Written task –
It is required that the lines from the top of the listing through the line with "label] (im-label) at" be reproduced exactly, excluding pictures.

## BEGIN

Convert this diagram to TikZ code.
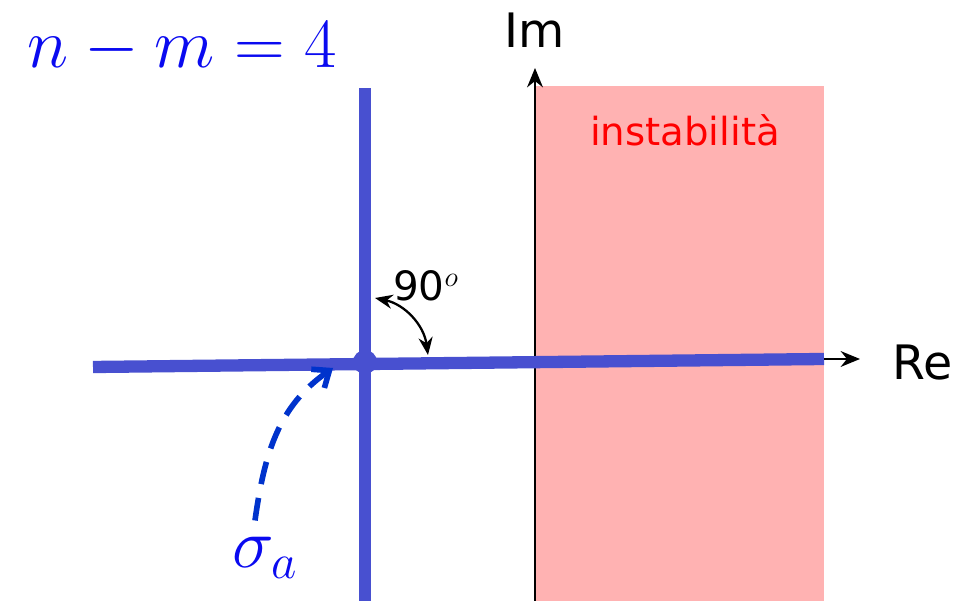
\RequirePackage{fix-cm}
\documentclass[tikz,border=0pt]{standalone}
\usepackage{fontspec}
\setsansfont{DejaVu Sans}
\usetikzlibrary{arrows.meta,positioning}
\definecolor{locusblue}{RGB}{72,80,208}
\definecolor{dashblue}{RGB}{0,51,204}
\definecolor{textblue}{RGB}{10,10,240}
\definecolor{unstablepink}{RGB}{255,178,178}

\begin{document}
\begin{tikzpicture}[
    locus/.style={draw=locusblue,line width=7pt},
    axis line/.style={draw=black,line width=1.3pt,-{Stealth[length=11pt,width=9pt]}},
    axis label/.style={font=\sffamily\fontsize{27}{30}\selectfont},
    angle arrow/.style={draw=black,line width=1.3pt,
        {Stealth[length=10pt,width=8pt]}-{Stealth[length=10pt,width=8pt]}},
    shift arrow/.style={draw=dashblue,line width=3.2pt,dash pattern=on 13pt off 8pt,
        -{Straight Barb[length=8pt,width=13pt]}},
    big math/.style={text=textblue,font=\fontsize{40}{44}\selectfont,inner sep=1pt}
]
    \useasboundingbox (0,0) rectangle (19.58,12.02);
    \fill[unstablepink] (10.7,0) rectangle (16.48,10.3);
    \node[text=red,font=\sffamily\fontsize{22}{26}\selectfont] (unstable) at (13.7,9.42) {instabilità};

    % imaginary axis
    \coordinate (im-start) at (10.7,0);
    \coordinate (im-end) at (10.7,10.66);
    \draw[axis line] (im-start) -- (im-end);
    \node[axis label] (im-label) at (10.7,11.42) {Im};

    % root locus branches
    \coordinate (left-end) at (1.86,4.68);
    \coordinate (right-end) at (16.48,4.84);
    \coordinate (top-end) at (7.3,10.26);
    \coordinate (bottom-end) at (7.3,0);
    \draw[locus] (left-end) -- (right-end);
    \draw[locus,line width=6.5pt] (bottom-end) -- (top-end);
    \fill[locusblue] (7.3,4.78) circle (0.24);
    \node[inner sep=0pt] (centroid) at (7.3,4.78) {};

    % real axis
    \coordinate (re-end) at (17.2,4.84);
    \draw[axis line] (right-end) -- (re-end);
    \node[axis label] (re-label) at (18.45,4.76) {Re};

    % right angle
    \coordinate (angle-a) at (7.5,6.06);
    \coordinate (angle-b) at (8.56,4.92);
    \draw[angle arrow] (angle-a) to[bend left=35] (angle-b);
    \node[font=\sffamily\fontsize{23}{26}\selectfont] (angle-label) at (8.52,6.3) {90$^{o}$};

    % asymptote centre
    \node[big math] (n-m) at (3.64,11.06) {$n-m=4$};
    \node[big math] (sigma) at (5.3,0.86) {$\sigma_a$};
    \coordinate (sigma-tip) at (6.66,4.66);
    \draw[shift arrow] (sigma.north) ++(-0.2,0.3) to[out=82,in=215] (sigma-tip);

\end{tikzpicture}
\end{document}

## END

Answer –
Convert this diagram to TikZ code.
\RequirePackage{fix-cm}
\documentclass[tikz,border=0pt]{standalone}
\usepackage{fontspec}
\setsansfont{DejaVu Sans}
\usetikzlibrary{arrows.meta,positioning}
\definecolor{locusblue}{RGB}{72,80,208}
\definecolor{dashblue}{RGB}{0,51,204}
\definecolor{textblue}{RGB}{10,10,240}
\definecolor{unstablepink}{RGB}{255,178,178}

\begin{document}
\begin{tikzpicture}[
    locus/.style={draw=locusblue,line width=7pt},
    axis line/.style={draw=black,line width=1.3pt,-{Stealth[length=11pt,width=9pt]}},
    axis label/.style={font=\sffamily\fontsize{27}{30}\selectfont},
    angle arrow/.style={draw=black,line width=1.3pt,
        {Stealth[length=10pt,width=8pt]}-{Stealth[length=10pt,width=8pt]}},
    shift arrow/.style={draw=dashblue,line width=3.2pt,dash pattern=on 13pt off 8pt,
        -{Straight Barb[length=8pt,width=13pt]}},
    big math/.style={text=textblue,font=\fontsize{40}{44}\selectfont,inner sep=1pt}
]
    \useasboundingbox (0,0) rectangle (19.58,12.02);
    \fill[unstablepink] (10.7,0) rectangle (16.48,10.3);
    \node[text=red,font=\sffamily\fontsize{22}{26}\selectfont] (unstable) at (13.7,9.42) {instabilità};

    % imaginary axis
    \coordinate (im-start) at (10.7,0);
    \coordinate (im-end) at (10.7,10.66);
    \draw[axis line] (im-start) -- (im-end);
    \node[axis label] (im-label) at (10.7,11.42) {Im};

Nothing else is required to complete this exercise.